As for the lower capital requirements, Kling writes, “When banks engage in the mortgage insurance business or the portfolio lending business, they are required by their regulators to put more of their shareholders' funds at risk than the GSEs are. This makes it difficult for banks to compete with GSEs.”

The result was a far more concentrated lending market and hence greater vulnerability to adverse changing conditions. Fran and Fed hold or insure $5.4 trillion in mortgage debt -- half the national total -- making the taxpayers ultimately responsible now that the GSEs are under federal conservatorship. Three-quarters of mortgages these days are GSE-backed. So the government has just become the country’s major mortgagee. It’s ironic that after making the GSEs dominant, the government now wants to shrink their role in the mortgage industry.

We can see, then, that the GSE’s privileged status, which was intended to distort the housing and mortgage markets, did exactly what was intended.
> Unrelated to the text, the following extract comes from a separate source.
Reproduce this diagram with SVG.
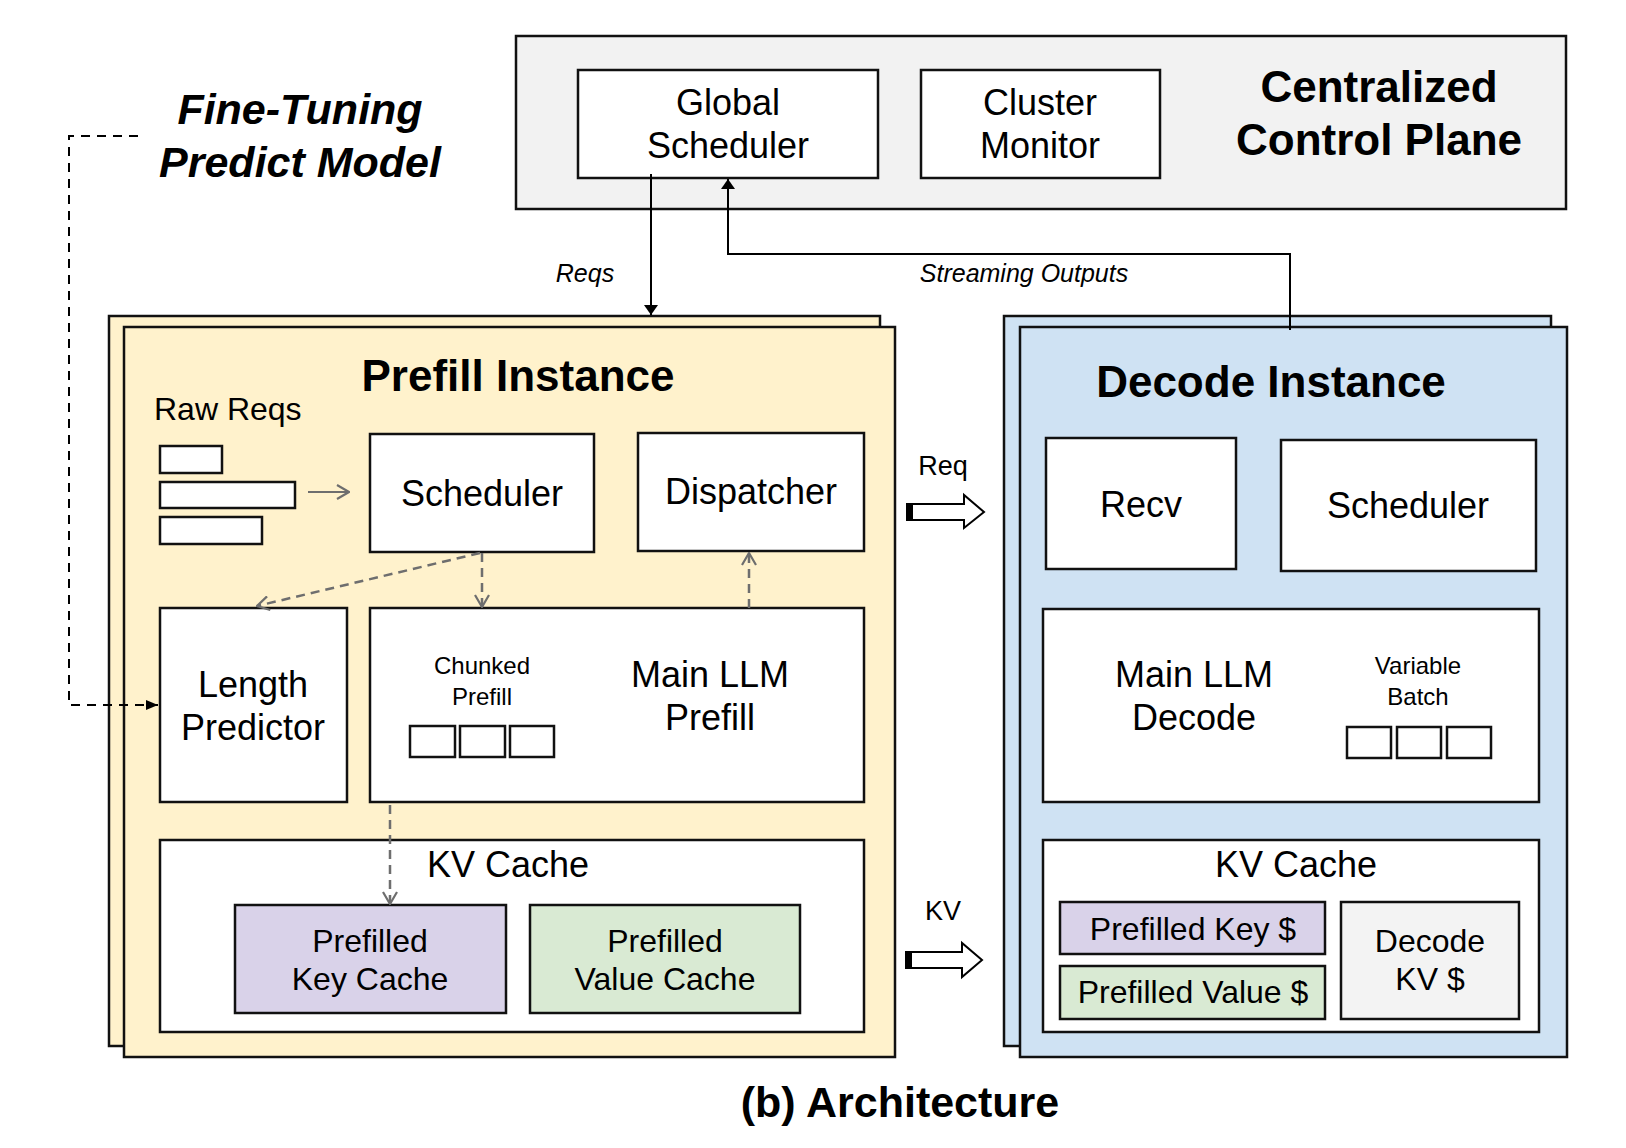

The whole shaky structure was vulnerable to a deterioration in home values, to which the GSE system itself contributed. (Other things contributed to the run-up and collapse of home values in particular parts of the country, such as land-use controls, which made housing more scarce and thus more expensive, and a social policy of encouraging banks to lend to credit-unworthy borrowers.) The GSEs have lost well over $10 billion since the mortgage meltdown occurred, and they were getting close to being unable to borrow enough money to roll over their debt. This and fear of a more general economic meltdown are what prompted the government to step in, exposing the taxpayers dramatically. The bailout will begin with a billion-dollar infusion. Then the government will start buying shaky Freddie- or Fannie-backed mortgage securities in the marketplace. A $5 billion purchase will get things going, but up to $200 billion has been promised. It will no doubt be more.
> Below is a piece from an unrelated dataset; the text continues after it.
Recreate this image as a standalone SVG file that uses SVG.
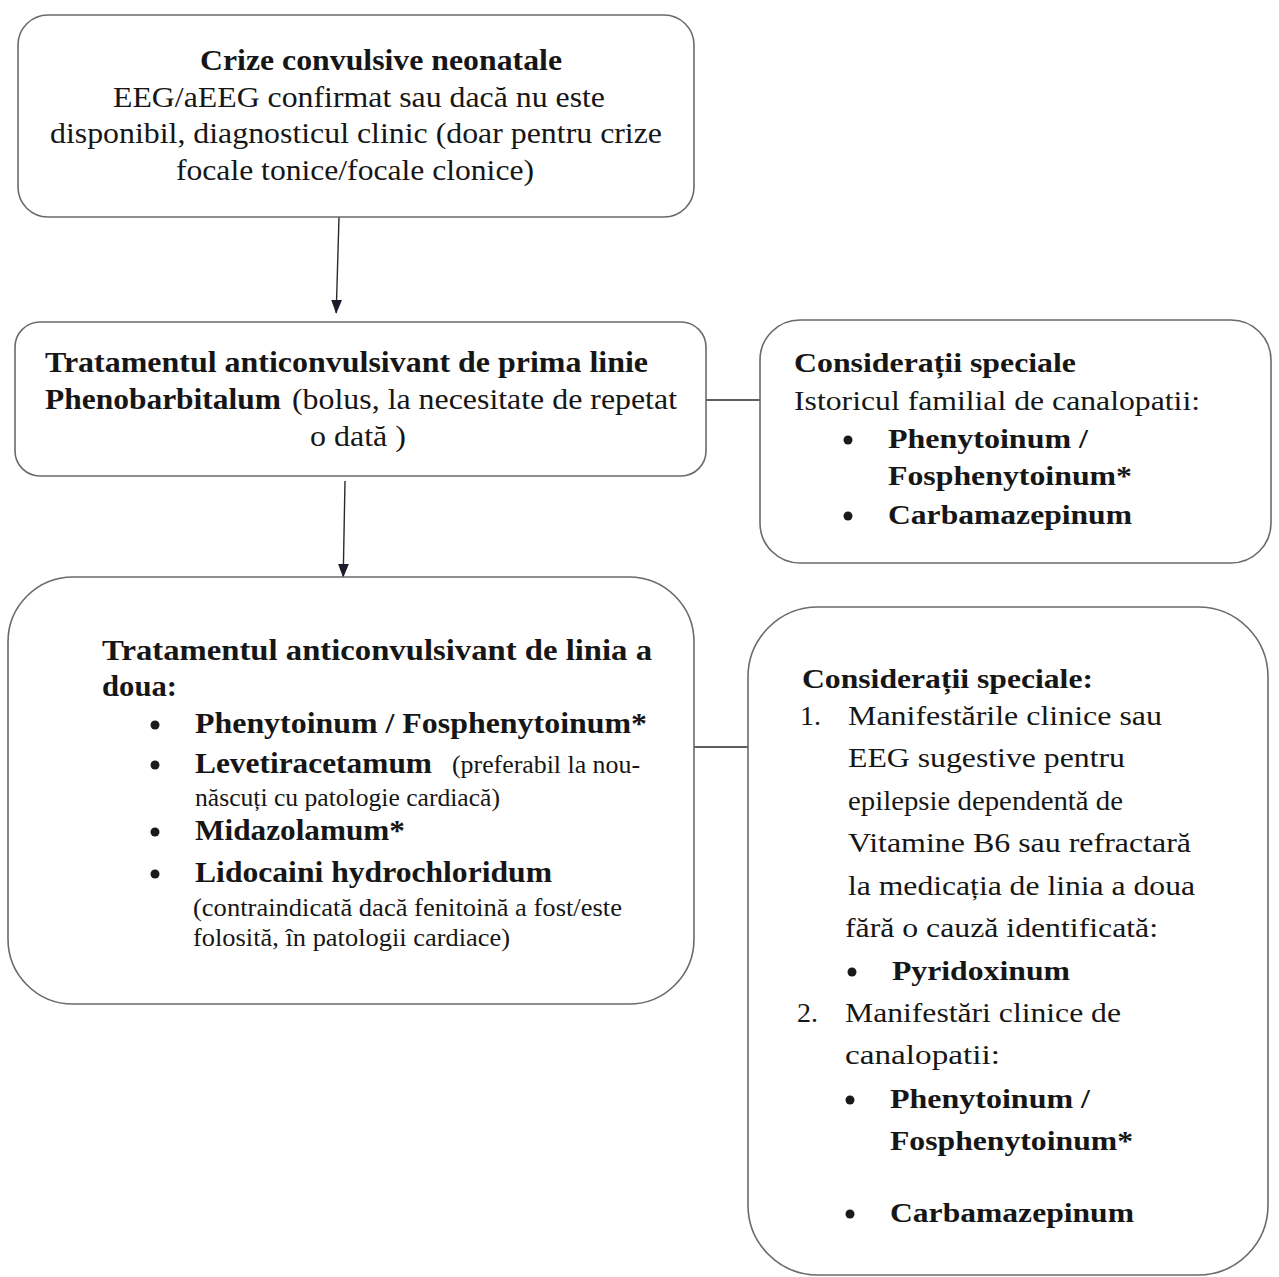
<svg xmlns="http://www.w3.org/2000/svg" width="1279" height="1277" viewBox="0 0 1279 1277">
<defs>
<marker id="arr" markerWidth="14" markerHeight="18" refX="17" refY="7" orient="auto" markerUnits="userSpaceOnUse" viewBox="0 0 18 14">
<path d="M0,0 L18,7 L0,14 Z" fill="#1c1c2a"/>
</marker>
</defs>
<style>
.box{fill:#fff;stroke:#6a6a6a;stroke-width:1.6}
.t{font-family:"Liberation Serif","Times New Roman",serif;fill:#161616}
.b{font-weight:bold}
.l{font-size:29px}
.s{font-size:25px}
.r{font-size:28px}
.dot{fill:#1a1a1a}
.con{stroke:#2a2a2a;stroke-width:1.4;fill:none}
</style>
<rect width="1279" height="1277" fill="#fff"/>
<g id="connectors">
<line class="con" x1="339" y1="217" x2="336.2" y2="313" marker-end="url(#arr)"/>
<line class="con" x1="345" y1="481" x2="343.2" y2="577" marker-end="url(#arr)"/>
<line class="con" x1="706" y1="400" x2="760" y2="400"/>
<line class="con" x1="694" y1="747" x2="756" y2="747"/>
</g>
<g id="n1">
<rect class="box" x="18" y="15" width="676" height="202" rx="30"/>
<text class="t l b" x="200" y="70" textLength="362" lengthAdjust="spacingAndGlyphs">Crize convulsive neonatale</text>
<text class="t l" x="113" y="107" textLength="492" lengthAdjust="spacingAndGlyphs">EEG/aEEG confirmat sau dacă nu este</text>
<text class="t l" x="50" y="143" textLength="612" lengthAdjust="spacingAndGlyphs">disponibil, diagnosticul clinic (doar pentru crize</text>
<text class="t l" x="176" y="180" textLength="358" lengthAdjust="spacingAndGlyphs">focale tonice/focale clonice)</text>
</g>
<g id="n2">
<rect class="box" x="15" y="322" width="691" height="154" rx="25"/>
<text class="t l b" x="45" y="372" textLength="603" lengthAdjust="spacingAndGlyphs">Tratamentul anticonvulsivant de prima linie</text>
<text class="t l b" x="45" y="409" textLength="236" lengthAdjust="spacingAndGlyphs">Phenobarbitalum</text>
<text class="t l" x="292" y="409" textLength="385" lengthAdjust="spacingAndGlyphs">(bolus, la necesitate de repetat</text>
<text class="t l" x="310" y="446" textLength="96" lengthAdjust="spacingAndGlyphs">o dată )</text>
</g>
<g id="n3">
<rect class="box" x="760" y="320" width="511" height="243" rx="40"/>
<text class="t r b" x="794" y="372" textLength="282" lengthAdjust="spacingAndGlyphs">Considerații speciale</text>
<text class="t r" x="794" y="410" textLength="406" lengthAdjust="spacingAndGlyphs">Istoricul familial de canalopatii:</text>
<circle class="dot" cx="848" cy="440" r="4.5"/>
<text class="t r b" x="888" y="448" textLength="200" lengthAdjust="spacingAndGlyphs">Phenytoinum /</text>
<text class="t r b" x="888" y="485" textLength="244" lengthAdjust="spacingAndGlyphs">Fosphenytoinum*</text>
<circle class="dot" cx="848" cy="516" r="4.5"/>
<text class="t r b" x="888" y="524" textLength="244" lengthAdjust="spacingAndGlyphs">Carbamazepinum</text>
</g>
<g id="n4">
<rect class="box" x="8" y="577" width="686" height="427" rx="65"/>
<text class="t l b" x="102" y="660" textLength="550" lengthAdjust="spacingAndGlyphs">Tratamentul anticonvulsivant de linia a</text>
<text class="t l b" x="102" y="696" textLength="75" lengthAdjust="spacingAndGlyphs">doua:</text>
<circle class="dot" cx="155" cy="725" r="4.5"/>
<text class="t l b" x="195" y="733" textLength="452" lengthAdjust="spacingAndGlyphs">Phenytoinum / Fosphenytoinum*</text>
<circle class="dot" cx="155" cy="765" r="4.5"/>
<text class="t l b" x="195" y="773" textLength="237" lengthAdjust="spacingAndGlyphs">Levetiracetamum</text>
<text class="t s" x="452" y="773" textLength="188" lengthAdjust="spacingAndGlyphs">(preferabil la nou-</text>
<text class="t s" x="195" y="806" textLength="305" lengthAdjust="spacingAndGlyphs">născuți cu patologie cardiacă)</text>
<circle class="dot" cx="155" cy="832" r="4.5"/>
<text class="t l b" x="195" y="840" textLength="210" lengthAdjust="spacingAndGlyphs">Midazolamum*</text>
<circle class="dot" cx="155" cy="874" r="4.5"/>
<text class="t l b" x="195" y="882" textLength="357" lengthAdjust="spacingAndGlyphs">Lidocaini hydrochloridum</text>
<text class="t s" x="193" y="916" textLength="429" lengthAdjust="spacingAndGlyphs">(contraindicată dacă fenitoină a fost/este</text>
<text class="t s" x="193" y="946" textLength="317" lengthAdjust="spacingAndGlyphs">folosită, în patologii cardiace)</text>
</g>
<g id="n5">
<rect class="box" x="748" y="607" width="520" height="668" rx="70"/>
<text class="t r b" x="802" y="688" textLength="291" lengthAdjust="spacingAndGlyphs">Considerații speciale:</text>
<text class="t r" x="800" y="725">1.</text>
<text class="t r" x="848" y="725" textLength="314" lengthAdjust="spacingAndGlyphs">Manifestările clinice sau</text>
<text class="t r" x="848" y="767" textLength="277" lengthAdjust="spacingAndGlyphs">EEG sugestive pentru</text>
<text class="t r" x="848" y="810" textLength="275" lengthAdjust="spacingAndGlyphs">epilepsie dependentă de</text>
<text class="t r" x="848" y="852" textLength="343" lengthAdjust="spacingAndGlyphs">Vitamine B6 sau refractară</text>
<text class="t r" x="848" y="895" textLength="347" lengthAdjust="spacingAndGlyphs">la medicația de linia a doua</text>
<text class="t r" x="845" y="937" textLength="313" lengthAdjust="spacingAndGlyphs">fără o cauză identificată:</text>
<circle class="dot" cx="852" cy="972" r="4.5"/>
<text class="t r b" x="892" y="980" textLength="178" lengthAdjust="spacingAndGlyphs">Pyridoxinum</text>
<text class="t r" x="797" y="1022">2.</text>
<text class="t r" x="845" y="1022" textLength="276" lengthAdjust="spacingAndGlyphs">Manifestări clinice de</text>
<text class="t r" x="845" y="1064" textLength="155" lengthAdjust="spacingAndGlyphs">canalopatii:</text>
<circle class="dot" cx="850" cy="1100" r="4.5"/>
<text class="t r b" x="890" y="1108" textLength="200" lengthAdjust="spacingAndGlyphs">Phenytoinum /</text>
<text class="t r b" x="890" y="1150" textLength="243" lengthAdjust="spacingAndGlyphs">Fosphenytoinum*</text>
<circle class="dot" cx="850" cy="1214" r="4.5"/>
<text class="t r b" x="890" y="1222" textLength="244" lengthAdjust="spacingAndGlyphs">Carbamazepinum</text>
</g>
</svg>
Where will this money come from: taxation, borrowing, or the printing press? What will that will do to our economic well-being?

The government also acquired the authority to buy as much as 80 percent of the common stock at under a dollar per share. Nationalization is the right word.


Private Enterprise, Indeed

It’s really an anticlimactic chapter in this story of putrid rent-seeking and political opportunism. The bailout of the GSEs’ creditors (not stockholders) creates a new round of the same moral hazard -- private profits mixed with taxpayer-backed risk -- that brought on the calamity in the first place. No one believes this will be the last bailout of those who are “too big to fail.”

The New York Times is wrong. This is not “an extraordinary federal intervention in private enterprise.” It is the state bailing out statism. As Oliver Hardy might have said, “Well, government, this is another fine mess you’ve gotten us into.” Let’s hear no more about the “laissez-faire” Republicans.

What now? First: no bailout! Cut the GSEs loose and let them do what other businesses do on hard times: renegotiate contracts and revalue assets. Will there be another Great Depression? Recall that what turned a recession into the Great Depression was the Federal Reserve’s deflation of the money supply. A bailout is not required to avoid that catastrophic mistake.

As James Surowiecki notes, “hybrid” corporations can be “reformed” in one of two directions: full privatization or full nationalization. Some prefer the latter because with it will come government regulatory oversight. Small comfort there. Will we need a super-oversight board to make sure the primary overseers are doing their jobs? How about a super-super-board to check up on the super-board? No regulator could know what he would need to know to regulate a financial market. The information just is not available.

Real privatization is the only way to go.